Israeli officials in the past few years have refused to rule out the option of a military strike on Iran, which Israel accuses of seeking to develop a nuclear weapon. Tehran denies the charges.
"Iran's entry to the nuclear club will provoke an arms race in the Middle East and this will be a challenge for the international community," Lieberman added.
Israel has repeatedly sounded the alarm over the Iranian nuclear drive, particularly after President Mahmoud Ahmadinejad called for the Jewish state to be "wiped from the map" and cast doubt on the Holocaust.
Some commentators have predicted that new right-wing Israeli Prime Minister Benjamin Netanyahu would take an even harder line on Iran than the previous government and resort to military action.
Netanyahu said on a visit to Washington last month that Israel reserved its right to self-defence against Iran.
But Deputy Foreign Minister Danny Ayalon said last month he could "not imagine" Israel would strike Iranian nuclear facilities without advance approval from the United States.

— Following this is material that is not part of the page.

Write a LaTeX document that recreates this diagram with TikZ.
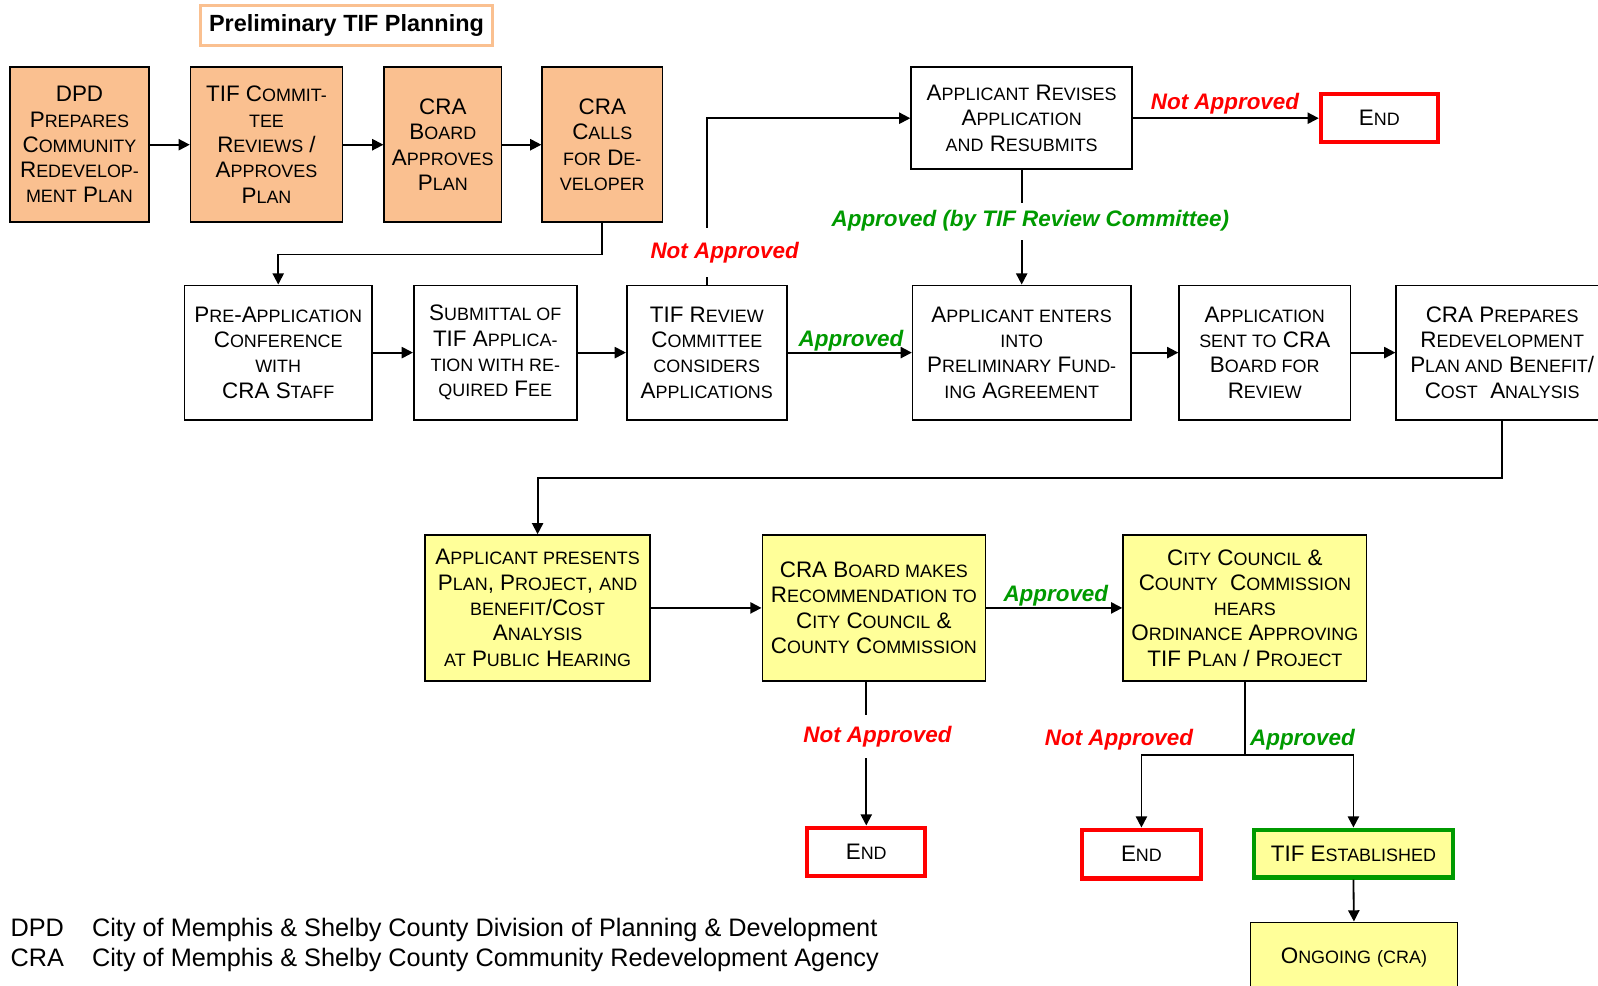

Israeli radio also reported in May that CIA chief Leon Panetta had held secret talks in Israel with top officials who assured him the Jewish state would not launch a surprise strike on Iran.
President Barack Obama's decision to engage Tehran in direct talks in an effort to end the nuclear standoff have raised concern in Israel which called for the negotiations to be limited in time and accompanied by tough sanctions.
Rounding off a two-day visit to Moscow, Lieberman also bluntly warned Russia not to consider inviting Palestinian militant group Hamas and Lebanese Shiite miltants Hezbollah to a mooted peace conference.
Russia, a member of the international quartet for the Middle East, hopes to hold a major conference this year bringing all the top players together for a peace parley in what would be a major boost for its own diplomatic kudos.
"We will not participate in any conference — neither in Washington nor in Moscow — that has the participation of Hamas and Hezbollah," Lieberman told reporters.
Russia, which has traditionally had strong ties with the Arab world, maintains contacts with Hamas, which Israel regards as a terrorist organisation.
Lieberman said that Israel thought the Moscow conference was a positive idea but "the objectives and list of participants need to be defined, as well as the result it wants to reach".